Klinische Neurophysiologie 2007; 38 - P233
DOI: 10.1055/s-2007-976361

Einfluss von Angst auf die Fähigkeit zur Verhaltensinhibition bei alkoholabhängigen Patienten

E Karamatskos 1, S Karch 1, L Jäger 1, C Graz 1, A Stammel 1, W Flatz 1, J Lutz 1, B Holtschmidt-Täschner 1, J Genius 1, G Leicht 1, O Pogarell 1, M Reiser 1, HJ Möller 1, U Hegerl 1, M Soyka 1, C Mulert 1
  • 1München

Patienten mit Alkoholabhängigkeit zeigen häufig kognitive Defizite vor allem in den Bereichen Gedächtnis und exekutive Fähigkeiten (Parsons OA, Alcohol Clin Exp Res; 1998:22(4): 954–61). Unklar ist, ob bzw. inwieweit komorbide psychiatrische Erkrankungen an der Ausprägung der kognitiven Beeinträchtigungen beteiligt sind. Untersucht wurden die neuronalen Korrelate der Verhaltensinhibition bei Patienten mit Alkoholabhängigkeit und gesunden Kontrollpersonen sowie der Einfluss einer komorbiden Angsterkrankung auf diese Prozesse.

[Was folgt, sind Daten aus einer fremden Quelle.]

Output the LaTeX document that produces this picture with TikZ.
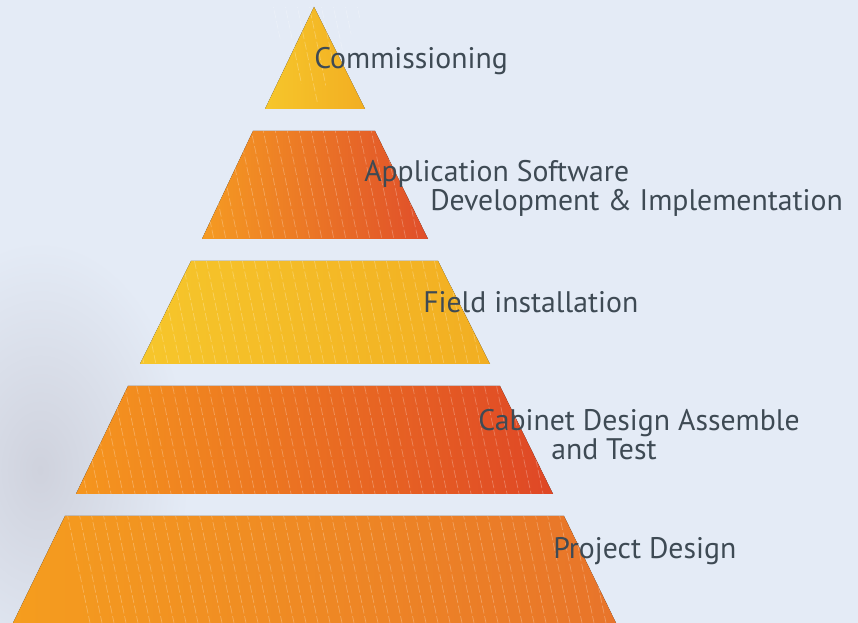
\documentclass[tikz,border=0pt]{standalone}
\usepackage{fontspec}
\setmainfont{PT Sans}
\usetikzlibrary{positioning}
\definecolor{bgblue}{HTML}{E4EBF6}
\definecolor{bggray}{HTML}{CFD2DD}
\definecolor{labelgray}{HTML}{3E4A54}
\definecolor{yellowA}{HTML}{F6C62B}
\definecolor{yellowB}{HTML}{F2AE22}
\definecolor{orangeA}{HTML}{F59B22}
\definecolor{redB}{HTML}{E04E2A}
\definecolor{orangeC}{HTML}{F5961E}
\definecolor{redD}{HTML}{DF4726}
\definecolor{orangeE}{HTML}{F59D1E}
\definecolor{orangeF}{HTML}{E8742A}
\tikzset{
    caption/.style={
        anchor=base west,
        inner sep=0pt,
        text=labelgray,
        font=\fontsize{22.3}{28}\selectfont
        },
    stripes/.style={white, opacity=0.28, line width=0.5pt, dash pattern=on 6pt off 2pt}
}

\begin{document}
\begin{tikzpicture}[x=0.75pt, y=-0.75pt]
    % background
    \useasboundingbox (0,0) rectangle (858,623);
    \clip (0,0) rectangle (858,623);
    \fill[bgblue] (0,0) rectangle (858,623);
    \shade[inner color=bggray, outer color=bgblue] (40,470) ellipse (150 and 230);

    % pyramid layers
    \fill[left color=yellowA, right color=yellowB]  (314,7) -- (365,109) -- (265,109) -- cycle;
    \fill[left color=orangeA, right color=redB]     (253,131) -- (375,131) -- (428,239) -- (202,239) -- cycle;
    \fill[left color=yellowA, right color=yellowB]  (191,261) -- (438,261) -- (490,364) -- (140,364) -- cycle;
    \fill[left color=orangeC, right color=redD]     (128,386) -- (500,386) -- (553,494) -- (76,494) -- cycle;
    \fill[left color=orangeE, right color=orangeF]  (65,516) -- (564,516) -- (616,623) -- (13,623) -- cycle;

    % fine stripes
    \foreach \top/\bot/\tl/\tr/\br/\bl in {
        109/7/314/314/365/265,
        131/239/253/375/428/202,
        261/364/191/438/490/140,
        386/494/128/500/553/76,
        516/623/65/564/616/13}{
        \begin{scope}
        \clip (\tl,\top) -- (\tr,\top) -- (\br,\bot) -- (\bl,\bot) -- cycle;
        \foreach \s in {-40,-28,...,620}{
            \draw[stripes] (\s,0) -- (\s+130,623);
        }
        \end{scope}
    }

    % labels
    \node[caption] (commissioning) at (314,69) {Commissioning};
    \node[caption] (software) at (364,182) {Application Software};
    \node[caption] (development) at ([shift={(66,29)}]software.base west) {Development \& Implementation};
    \node[caption] (field) at (423,313) {Field installation};
    \node[caption] (cabinet) at (478,431) {Cabinet Design Assemble};
    \node[caption] (test) at ([shift={(73,29)}]cabinet.base west) {and Test};
    \node[caption] (project) at (553,559) {Project Design};
\end{tikzpicture}
\end{document}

Es wurden zeitgleich Verhaltensdaten, ereigniskorrelierte Potentiale (61 Kanäle entsprechend dem internationalen 10/10 Systems; Aufnahmerate: 5000Hz) und BOLD-Reaktionen (1.5 T Sonata; 10 Schichten; TR/TE=3000/53ms) erhoben, während Patienten (N=16) und alters- und geschlechtsgematchte Kontrollpersonen (N=16) eine Go/NoGo-Aufgabe ausführten. Die Patientengruppe wurde in zwei Subgruppen unterteilt in eine Gruppe mit hohen und eine mit niedrigen Angstwerten

Der Vergleich der elektrophysiologischen Daten der Patienten mit denen der Kontrollprobanden ergab keine signifikanten Unterschiede. Hingegen zeigten alkoholabhängigen Patienten mit höheren Angstwerten tendenziell schnelleren Reaktionen und leicht erhöhte NoGo-P300 Amplituden als Patienten mit geringer ausgeprägter habitueller Angst. Der Vergleich der BOLD Reaktionen von Patienten mit hohen und niedrigen BOLD Reaktionen ergaben eine stärkere Beteiligung lateral frontaler Regionen bei ängstlichen Patienten.

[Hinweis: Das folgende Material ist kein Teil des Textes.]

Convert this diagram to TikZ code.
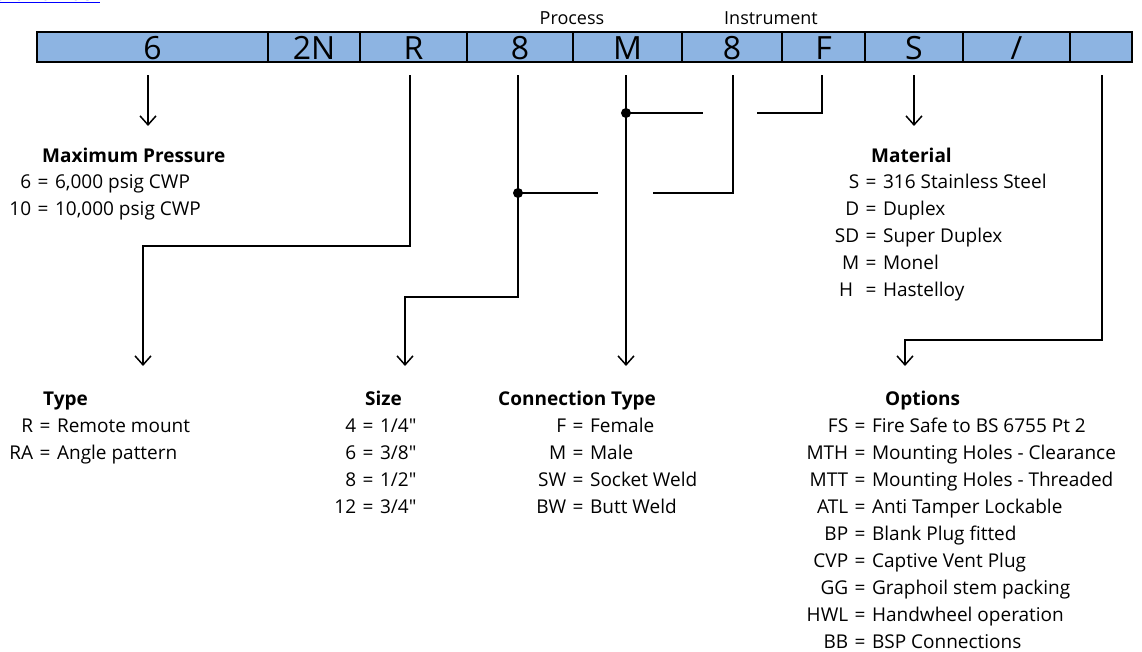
\documentclass[tikz,border=0pt]{standalone}
\usepackage{fontspec}
\setmainfont{Open Sans}
\usepackage{array}
\usetikzlibrary{arrows.meta,calc}
\definecolor{barblue}{RGB}{141,180,226}
\definecolor{linkblue}{RGB}{0,0,255}
\newcolumntype{K}[1]{@{}>{\raggedleft\arraybackslash}p{#1}@{\hspace{6.5pt}=\hspace{6.5pt}}l@{}}
\newcommand{\inch}{\textquotedbl}
\begin{document}
\begin{tikzpicture}[x=1pt,y=-1pt,
  cell/.style={draw, line width=2.6pt, fill=barblue, minimum height=30pt, inner sep=0pt,
    font=\fontsize{32}{32}\selectfont, text height=26pt, text depth=0pt},
  conn/.style={line width=1.5pt},
  arr/.style={conn, -{Straight Barb[length=9pt,width=16pt,line width=1.5pt]}},
  dot/.style={circle, fill, inner sep=0pt, minimum size=10pt},
  ttl/.style={font=\fontsize{19}{27}\selectfont\bfseries, anchor=base west, inner sep=0pt},
  lst/.style={font=\fontsize{19}{27}\selectfont, anchor=base west, inner sep=0pt},
  lbl/.style={font=\fontsize{18}{20}\selectfont, anchor=base, inner sep=0pt},
  lnk/.style={font=\fontsize{19}{20}\selectfont, text=linkblue, anchor=base east, inner sep=0pt}]

\useasboundingbox (0,0) rectangle (1142,652);

% link text at top (clipped as in the reference)
\node[lnk] (link) at (100,1) {\underline{Part Number}};

% code bar
\node[cell, minimum width=231pt] (c1) at (152.5,47) {6};
\node[cell, minimum width=92pt]  (c2) at (314,47) {2N};
\node[cell, minimum width=107pt] (c3) at (413.5,47) {R};
\node[cell, minimum width=106pt] (c4) at (520,47) {8};
\node[cell, minimum width=109pt] (c5) at (627.5,47) {M};
\node[cell, minimum width=100pt] (c6) at (732,47) {8};
\node[cell, minimum width=83pt]  (c7) at (823.5,47) {F};
\node[cell, minimum width=98pt]  (c8) at (914,47) {S};
\node[cell, minimum width=107pt] (c9) at (1016.5,47) {/};
\node[cell, minimum width=62pt]  (c10) at (1101,47) {};

\node[lbl] (proc) at (572,25) {Process};
\node[lbl] (inst) at (771,25) {Instrument};

% coordinates
\coordinate (tMP) at (148,126);
\coordinate (kTy) at (410,246);
\coordinate (tTy) at (143,366);
\coordinate (kSz) at (518,297);
\coordinate (tSz) at (405,366);
\coordinate (eA) at (598,193);
\coordinate (tCn) at (626,366);
\coordinate (eB) at (703,113);
\coordinate (kE) at (733,193);
\coordinate (eE) at (653,193);
\coordinate (kF) at (822,113);
\coordinate (eF) at (757,113);
\coordinate (tMa) at (914,126);
\coordinate (kO) at (1102,340);
\coordinate (tOp) at (905,366);

% connectors
\draw[arr] ($(c1.south -| tMP)+(0,12)$) -- (tMP);
\draw[arr] ($(c3.south -| kTy)+(0,12)$) -- (kTy) -| (tTy);
\draw[arr] ($(c4.south -| kSz)+(0,12)$) -- (kSz) -| (tSz);
\node[dot] (dA) at (518,193) {};
\draw[conn] (dA.center) -- (eA);
\draw[arr] ($(c5.south -| tCn)+(0,12)$) -- (tCn);
\node[dot] (dB) at (626,113) {};
\draw[conn] (dB.center) -- (eB);
\draw[conn] ($(c6.south -| kE)+(0,12)$) -- (kE) -- (eE);
\draw[conn] ($(c7.south -| kF)+(0,12)$) -- (kF) -- (eF);
\draw[arr] ($(c8.south -| tMa)+(0,12)$) -- (tMa);
\draw[arr] ($(c10.south -| kO)+(0,12)$) -- (kO) -| (tOp);

% Maximum Pressure
\node[ttl] (hMP) at (42,163) {Maximum Pressure};
\node[lst] (lMP) at (8,189) {\begin{tabular}[t]{K{23pt}}6 & 6,000 psig CWP\\10 & 10,000 psig CWP\end{tabular}};

% Material
\node[ttl] (hMa) at (871,163) {Material};
\node[lst] (lMa) at (832,189) {\begin{tabular}[t]{K{27pt}}S & 316 Stainless Steel\\D & Duplex\\SD & Super Duplex\\M & Monel\\H\hspace*{6pt} & Hastelloy\end{tabular}};

% Type
\node[ttl] (hTy) at (43,405) {Type};
\node[lst] (lTy) at (3,432) {\begin{tabular}[t]{K{30pt}}R & Remote mount\\RA & Angle pattern\end{tabular}};

% Size
\node[ttl] (hSz) at (365,405) {Size};
\node[lst] (lSz) at (331,432) {\begin{tabular}[t]{K{25pt}}4 & 1/4\inch\\6 & 3/8\inch\\8 & 1/2\inch\\12 & 3/4\inch\end{tabular}};

% Connection Type
\node[ttl] (hCn) at (498,405) {Connection Type};
\node[lst] (lCn) at (532,432) {\begin{tabular}[t]{K{34pt}}F & Female\\M & Male\\SW & Socket Weld\\BW & Butt Weld\end{tabular}};

% Options
\node[ttl] (hOp) at (885,405) {Options};
\node[lst] (lOp) at (801,432) {\begin{tabular}[t]{K{47pt}}FS & Fire Safe to BS 6755 Pt 2\\MTH & Mounting Holes - Clearance\\MTT & Mounting Holes - Threaded\\ATL & Anti Tamper Lockable\\BP & Blank Plug fitted\\CVP & Captive Vent Plug\\GG & Graphoil stem packing\\HWL & Handwheel operation\\BB & BSP Connections\end{tabular}};

\end{tikzpicture}
\end{document}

Die Studie legt nahe, dass die Fähigkeit zur Verhaltensinhibition bei alkoholabhängigen Patienten durch Angst beeinflusst werden kann. Die Ergebnisse weisen darauf hin, dass komorbide psychiatrische Erkrankungen bei der Interpretation kognitiver Funktionen von alkoholabhängigen Patienten berücksichtigt werden sollten.